(no subject)

Dec 18, 2007 14:50

I finally understood the meaning of "web 2.0" as a kind of Higher Level of what the internet could be based on rich online applications (network-as-platform), social networking, storing personal (or not-so-personal) information and data in online databases or "space rental" sites. Thus (controversially) the exciting idea of Web 3.0 would be a "semantic web" in which information online could be "read" by aggregators, search engines, etc. as contextual and meaningful information rather than series of unconnected data. How sweet! The attempts to create a semantically meaningful and legible web have involved coding languages that somehow give the content more contextual value...these include XML, RDF, etc. Firefox plugin Piggy Bank works on the other side, extracting and storing data about meaning from websites.

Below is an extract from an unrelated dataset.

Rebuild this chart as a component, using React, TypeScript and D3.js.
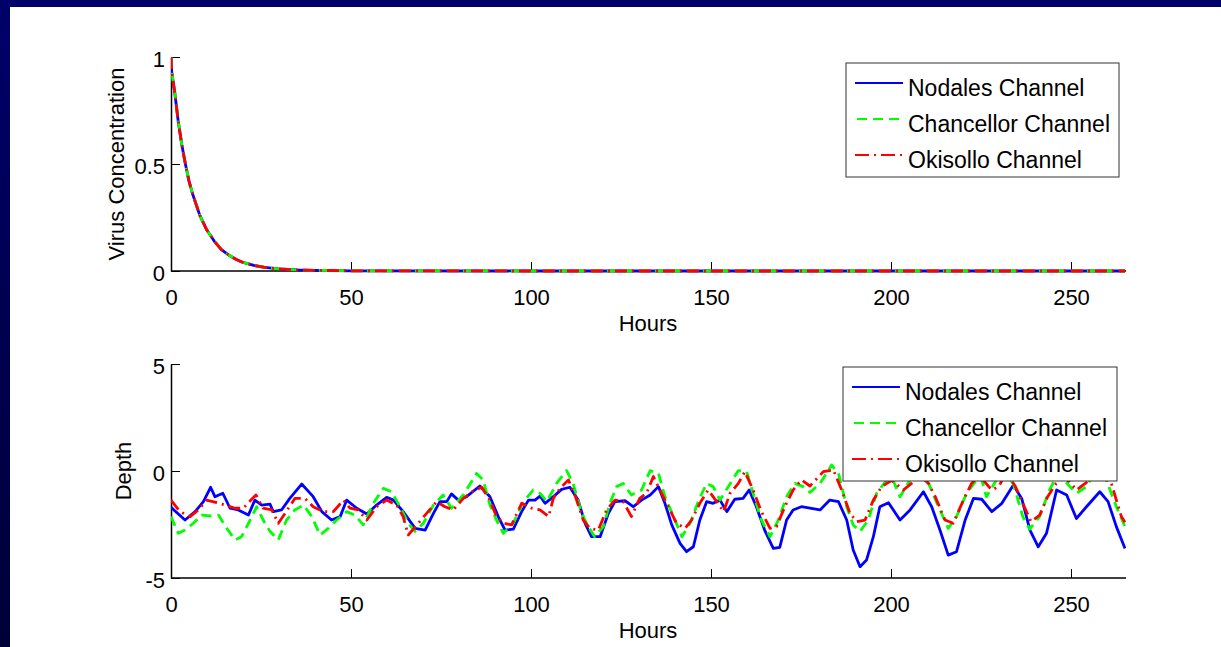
import * as d3 from "d3";
import { useRef, useEffect } from "react";

// hours vs virus concentration (top panel)
const nodalesVirus: [number, number][] = [
  [0, 1], [0.2, 0.93], [1, 0.84], [2, 0.7], [3, 0.59], [4, 0.5], [5, 0.42], [6, 0.36], [7, 0.31],
  [8, 0.26], [10, 0.19], [12, 0.14], [14, 0.1], [16, 0.075], [18, 0.055], [20, 0.04], [23, 0.026],
  [26, 0.017], [30, 0.01], [35, 0.005], [40, 0.003], [50, 0.001], [100, 0], [265, 0],
];
const chancellorVirus: [number, number][] = [
  [0, 1], [0.2, 0.93], [1, 0.84], [2, 0.7], [3, 0.59], [4, 0.5], [5, 0.42], [6, 0.36], [7, 0.31],
  [8, 0.26], [10, 0.19], [12, 0.14], [14, 0.1], [16, 0.075], [18, 0.055], [20, 0.04], [23, 0.026],
  [26, 0.017], [30, 0.01], [35, 0.005], [40, 0.003], [50, 0.001], [100, 0], [265, 0],
];
const okisolloVirus: [number, number][] = [
  [0, 1], [0.2, 0.93], [1, 0.84], [2, 0.7], [3, 0.59], [4, 0.5], [5, 0.42], [6, 0.36], [7, 0.31],
  [8, 0.26], [10, 0.19], [12, 0.14], [14, 0.1], [16, 0.075], [18, 0.055], [20, 0.04], [23, 0.026],
  [26, 0.017], [30, 0.01], [35, 0.005], [40, 0.003], [50, 0.001], [100, 0], [265, 0],
];

// hours vs depth (bottom panel)
const nodalesDepth: [number, number][] = [
  [0, -1.7], [3.9, -2.29], [6.7, -1.9], [9, -1.43], [11, -0.76], [12.2, -1.2], [14.4, -1.04], [16.4, -1.74],
  [18.7, -1.82], [21.5, -2.06], [23.3, -1.36], [25.2, -1.59], [27.5, -1.55], [28.4, -1.9], [30.7, -1.82],
  [33, -1.28], [36.3, -0.61], [39.5, -1.2], [41.9, -1.9], [44.6, -2.29], [47, -2.13], [48.8, -1.36],
  [51.6, -1.74], [54.4, -2.01], [57.1, -1.59], [59.9, -1.23], [61.8, -1.36], [64.5, -1.9], [67.8, -2.68],
  [70.6, -2.76], [72.9, -1.98], [74.7, -1.43], [76.6, -1.43], [77.9, -1.07], [79.8, -1.36], [82.1, -1.2],
  [85.8, -0.7], [88.6, -1.2], [90.9, -2.13], [92.8, -2.76], [95.1, -2.72], [97.4, -1.9], [99.3, -1.36],
  [101.1, -1.36], [102.5, -1.17], [103.9, -1.51], [106.2, -1.2], [108.5, -0.86], [110.8, -0.76],
  [113.1, -1.36], [115, -2.44], [116.8, -3.07], [119.2, -3.07], [121.5, -1.98], [123.3, -1.43],
  [126.1, -1.39], [128.4, -1.67], [130.7, -1.36], [133.1, -1.12], [135.4, -0.73], [137.2, -1.51],
  [139.1, -2.52], [141.4, -3.38], [143.2, -3.77], [145.1, -3.54], [146.9, -2.29], [148.8, -1.43],
  [150.6, -1.51], [152.5, -1.36], [154.4, -1.9], [156.6, -1.32], [158.9, -1.28], [160.6, -0.89],
  [162.6, -1.67], [164.9, -2.76], [167.3, -3.62], [169.1, -3.57], [171, -2.29], [172.8, -1.82],
  [175.1, -1.67], [177.5, -1.74], [180.3, -1.82], [183, -1.36], [185.4, -1.43], [187.7, -2.29],
  [189.5, -3.69], [191.4, -4.47], [193.2, -4.16], [195.1, -3.07], [196.9, -1.67], [199.3, -1.48],
  [202.5, -2.29], [205.3, -1.82], [209, -0.97], [211.3, -1.67], [213.6, -2.76], [215.9, -3.93],
  [218.2, -3.77], [220.6, -2.29], [222.9, -1.28], [225.2, -1.32], [228, -1.9], [230.8, -1.51],
  [234, -0.66], [236.3, -1.28], [238.6, -2.76], [240.9, -3.54], [243.2, -2.91], [246, -0.89],
  [248.8, -1.12], [251.5, -2.22], [254.3, -1.67], [258, -0.97], [260.3, -1.43], [262.6, -2.6], [265, -3.62],
];
const chancellorDepth: [number, number][] = [
  [0, -2.13], [2, -2.91], [3.9, -2.76], [6.2, -2.44], [8.5, -2.06], [10.8, -2.1], [13.2, -2.06],
  [15.5, -2.68], [17.8, -3.22], [19.6, -3.07], [22, -2.29], [23.8, -1.67], [25.6, -2.29], [27.5, -2.82],
  [29.8, -3.22], [32.1, -2.29], [34.4, -1.82], [36.8, -1.59], [39.1, -2.13], [41.4, -2.99], [43.7, -2.68],
  [46, -2.29], [48.8, -1.9], [51.1, -2.06], [53.4, -2.52], [56.2, -1.51], [59, -0.81], [61.3, -0.97],
  [63.6, -1.67], [65.9, -2.44], [67.8, -2.82], [70.1, -2.44], [72.9, -1.59], [75.6, -1.12], [77.9, -1.74],
  [81.2, -1.12], [84.9, -0.11], [86.7, -0.42], [88.6, -1.59], [90.4, -2.29], [92.3, -2.91], [95.1, -2.44],
  [97.9, -1.43], [100.6, -0.89], [102.5, -1.04], [104.4, -1.43], [107.1, -0.58], [109.9, 0.02],
  [111.7, -0.58], [114.1, -1.98], [115.9, -2.6], [117.7, -3.07], [120.1, -2.6], [121.9, -1.51],
  [123.8, -0.73], [125.6, -0.58], [127.9, -1.12], [130.7, -0.89], [133.1, 0.02], [135.4, -0.11],
  [137.2, -1.2], [139.6, -2.13], [141.9, -3.07], [144.2, -2.44], [146.6, -1.36], [148.8, -0.58],
  [150.6, -0.73], [152.5, -1.36], [154.8, -0.73], [157.6, 0.02], [159.9, -0.03], [161.7, -1.04],
  [164, -2.29], [166.4, -3.07], [168.7, -2.29], [171, -1.2], [173.3, -0.58], [175.6, -0.73],
  [177.5, -1.0], [180.3, -0.58], [183.5, 0.28], [185.4, -0.11], [187.7, -1.67], [189.5, -2.52],
  [191.4, -2.82], [193.7, -2.29], [196, -1.04], [198.8, -0.42], [200.5, -0.4], [202.5, -1.2],
  [205.3, -0.42], [208, 0.0], [210.5, -0.6], [213.2, -1.67], [215.9, -2.68], [218.2, -2.13], [221, -1.04],
  [223.8, -0.42], [225, -0.3], [226.5, -1.2], [229, -0.5], [231.5, 0.0], [234, -0.6], [236.6, -2.13],
  [238.5, -2.72], [241.3, -2.13], [244, -0.89], [246.5, -0.1], [249.7, -0.73], [251.5, -1.04],
  [254.3, -0.73], [256.5, -0.1], [259.8, -0.42], [262.6, -1.67], [265, -2.6],
];
const okisolloDepth: [number, number][] = [
  [0, -1.36], [2.5, -1.9], [5.3, -2.13], [7.6, -1.82], [9.9, -1.36], [12.7, -1.48], [15, -1.59],
  [17.8, -1.74], [20.1, -1.74], [22.4, -1.32], [23.6, -1.12], [25.6, -1.74], [28, -1.82], [29.8, -2.44],
  [31.7, -1.98], [34.4, -1.28], [37.2, -1.28], [39.5, -1.67], [42.3, -1.9], [45.1, -1.9], [47.9, -1.36],
  [49.7, -1.74], [52, -1.82], [54.4, -2.29], [57.1, -1.67], [59.9, -1.36], [62.7, -1.59], [64.5, -2.13],
  [65.9, -2.99], [68.3, -2.52], [71, -1.98], [73.8, -1.43], [76.1, -1.67], [78.4, -1.82], [81.2, -1.28],
  [84, -0.92], [86.3, -0.76], [88.6, -1.36], [90.4, -2.13], [92.3, -2.44], [94.6, -2.52], [97.4, -1.51],
  [100.2, -1.74], [102.5, -1.82], [104.9, -2.13], [106.2, -1.28], [108.1, -0.8], [110.4, -0.42],
  [112.2, -1.12], [114.5, -2.29], [116.4, -2.68], [118.7, -2.76], [121, -1.82], [123.3, -1.36],
  [125.6, -1.43], [127.9, -2.13], [130.2, -1.28], [132.1, -1.04], [134, -0.26], [135.8, -0.89],
  [138.6, -1.82], [140.4, -2.44], [142.8, -2.68], [144.6, -2.29], [146.9, -1.51], [149.2, -0.89],
  [151.6, -1.43], [153.5, -1.9], [155.3, -1.04], [157.6, -0.58], [159.4, -0.03], [161.7, -0.89],
  [164, -1.9], [166.4, -2.68], [168.2, -2.6], [170.5, -1.67], [172.8, -0.89], [175.1, -0.42],
  [177.5, -0.7], [181.2, -0.03], [184, 0.05], [186.3, -0.89], [188.6, -1.98], [190.5, -2.37],
  [192.8, -2.29], [195.1, -1.36], [197.4, -0.73], [200.2, -0.44], [203.4, -0.89], [205.7, -0.58],
  [208, -0.2], [210.5, -0.6], [212.3, -1.2], [215, -2.29], [217.3, -2.44], [220.1, -1.36], [222.4, -0.58],
  [224.5, -0.2], [226.5, -0.6], [228, -0.89], [229.9, -0.73], [232, -0.1], [234.5, -0.7], [236.6, -1.51],
  [238.9, -2.37], [241.3, -2.06], [243.5, -1.2], [245.9, -0.58], [248, -0.3], [249.6, -0.51],
  [251.5, -0.89], [253.3, -0.66], [257, -0.2], [261.1, -0.51], [262.6, -1.36], [264, -2.13], [265, -2.4],
];

const channelNames = ["Nodales Channel", "Chancellor Channel", "Okisollo Channel"];
const hourTicks = [0, 50, 100, 150, 200, 250];
const virusTicks = [0, 0.5, 1];
const depthTicks = [-5, 0, 5];

const colors = ["#0000ff", "#00ff00", "#ff0000"];
const dashes = [null, "10,6", "12,5,2,5"];
const font = "'Liberation Sans', Arial, Helvetica, sans-serif";

export default function App() {
  const svgRef = useRef<SVGSVGElement | null>(null);

  useEffect(() => {
    const width = 1221;
    const height = 647;
    const svg = d3.select(svgRef.current);
    svg.selectAll("*").remove();
    svg.attr("width", width).attr("height", height).attr("viewBox", [0, 0, width, height]);

    // slide background: navy frame, white page
    const grad = svg.append("defs").append("linearGradient")
      .attr("id", "frame").attr("x1", 0).attr("y1", 0).attr("x2", 0).attr("y2", 1);
    grad.append("stop").attr("offset", "0%").attr("stop-color", "#00006a");
    grad.append("stop").attr("offset", "100%").attr("stop-color", "#000038");
    svg.append("rect").attr("width", width).attr("height", height).attr("fill", "url(#frame)");
    svg.append("rect").attr("x", 10).attr("y", 7).attr("width", width - 10).attr("height", height - 7).attr("fill", "#fff");

    const x = d3.scaleLinear().domain([0, 265]).range([171, 1125]);

    const panels = [
      { top: 57, bottom: 271, domain: [0, 1], ticks: virusTicks, label: "Virus Concentration", labelX: 124,
        series: [nodalesVirus, chancellorVirus, okisolloVirus],
        legend: { x: 846, y: 63, w: 273, h: 114, lineX: 855, textX: 908, rows: [83, 119, 155] } },
      { top: 364, bottom: 578, domain: [-5, 5], ticks: depthTicks, label: "Depth", labelX: 131,
        series: [nodalesDepth, chancellorDepth, okisolloDepth],
        legend: { x: 843, y: 367, w: 274, h: 114, lineX: 852, textX: 905, rows: [387, 423, 459] } },
    ];

    panels.forEach((p, i) => {
      const y = d3.scaleLinear().domain(p.domain).range([p.bottom, p.top]);
      const g = svg.append("g");

      g.append("clipPath").attr("id", `clip${i}`)
        .append("rect").attr("x", 171).attr("y", p.top - 2).attr("width", 955).attr("height", p.bottom - p.top + 4);

      // x axis
      g.append("g")
        .attr("transform", `translate(0,${p.bottom})`)
        .call(d3.axisBottom(x).tickValues(hourTicks).tickSize(-9).tickSizeOuter(0).tickPadding(18).tickFormat((d) => String(d)))
        .call((a) => a.select(".domain").attr("stroke-width", 1.5).attr("d", `M171,0H1126`))
        .call((a) => a.selectAll("text").attr("font-size", 22).attr("font-family", font).attr("fill", "#000"));

      // y axis
      g.append("g")
        .attr("transform", `translate(171,0)`)
        .call(d3.axisLeft(y).tickValues(p.ticks).tickSize(-9).tickSizeOuter(0).tickPadding(6).tickFormat((d) => String(d)))
        .call((a) => a.select(".domain").attr("stroke-width", 1.5))
        .call((a) => a.selectAll("text").attr("font-size", 22).attr("font-family", font).attr("fill", "#000").attr("dy", "0.45em"));

      g.append("text")
        .attr("x", 648).attr("y", p.bottom + 60)
        .attr("text-anchor", "middle").attr("font-size", 22).attr("font-family", font)
        .text("Hours");

      g.append("text")
        .attr("transform", `translate(${p.labelX},${(p.top + p.bottom) / 2}) rotate(-90)`)
        .attr("text-anchor", "middle").attr("font-size", 22).attr("font-family", font)
        .text(p.label);

      const line = d3.line<[number, number]>().x((d) => x(d[0])).y((d) => y(d[1]));
      p.series.forEach((s, k) => {
        g.append("path")
          .attr("clip-path", `url(#clip${i})`)
          .attr("d", line(s))
          .attr("fill", "none")
          .attr("stroke", colors[k])
          .attr("stroke-width", 2.8)
          .attr("stroke-dasharray", dashes[k])
          .attr("stroke-linejoin", "round");
      });

      // legend
      const L = p.legend;
      const lg = g.append("g");
      lg.append("rect").attr("x", L.x).attr("y", L.y).attr("width", L.w).attr("height", L.h)
        .attr("fill", "#fff").attr("stroke", "#333").attr("stroke-width", 1);
      channelNames.forEach((name, k) => {
        lg.append("line")
          .attr("x1", L.lineX).attr("x2", L.lineX + 48)
          .attr("y1", L.rows[k]).attr("y2", L.rows[k])
          .attr("stroke", colors[k]).attr("stroke-width", 2)
          .attr("stroke-dasharray", k === 1 ? "10,6" : k === 2 ? "14,5,2,5" : null)
          .attr("stroke-dashoffset", k === 1 ? -2 : 0);
        lg.append("text")
          .attr("x", L.textX).attr("y", L.rows[k] + 13)
          .attr("font-size", 23).attr("font-family", font)
          .text(name);
      });
    });
  }, []);

  return <svg ref={svgRef} style={{ position: "absolute", left: 0, top: 0, display: "block" }}></svg>;
}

One outcome of opensource efforts to "semanticize" the web is a database of Neuroscience-related papers that can be searched by phrase more accurately and satisfyingly than via Google or another "2.0" search engine...ideally, the computer will be able to understand human input in all of the semantic, syntactic, and pragmatic capacities that human minds are able to untangle in moments. It seem to me like the evolutionary "goal" achieved in Web 3.0 is answering the user's question with exactly the right answer.

Although programming and computer skills divide the web community into the Developers and Users, the line is becoming increasingly blurred as users learn basic programming that is necessary to tweak the computer to maximal customizedness. Livejournal and Myspace users and bloggers may learn basic HTML or CSS in order to customize their own site and text format. However, users are also provided with analogous spaces for development in which a knowledge of the underlying coding isn't necessary, such as "page appearance generators" found for nearly every personal website-site out there.

of additional semi-related interest:
The Friend-of-a-Friend Project "is creating a Web of machine-readable pages describing people, the links between them and the things they create and do...The FOAF ("Friend of a Friend") project is a community driven effort to define an RDF vocabulary for expressing metadata about people, and their interests, relationships and activities. Founded by Dan Brickley and Libby Miller, FOAF is an open community-lead initiative which is tackling head-on the wider Semantic Web goal of creating a machine processable web of data."

They Rule "aims to provide a glimpse of some of the relationships of the US ruling class." They're bringing connections of power to light...super cool.


Space Colony One "a reprogenetic program dedicated to cultivating genetically ideal space colonization crews through computer-aided matching and breeding over several generations."
--> I'm considering sending in my DNA. Check it out and let me know whether that would be a really, really bad idea.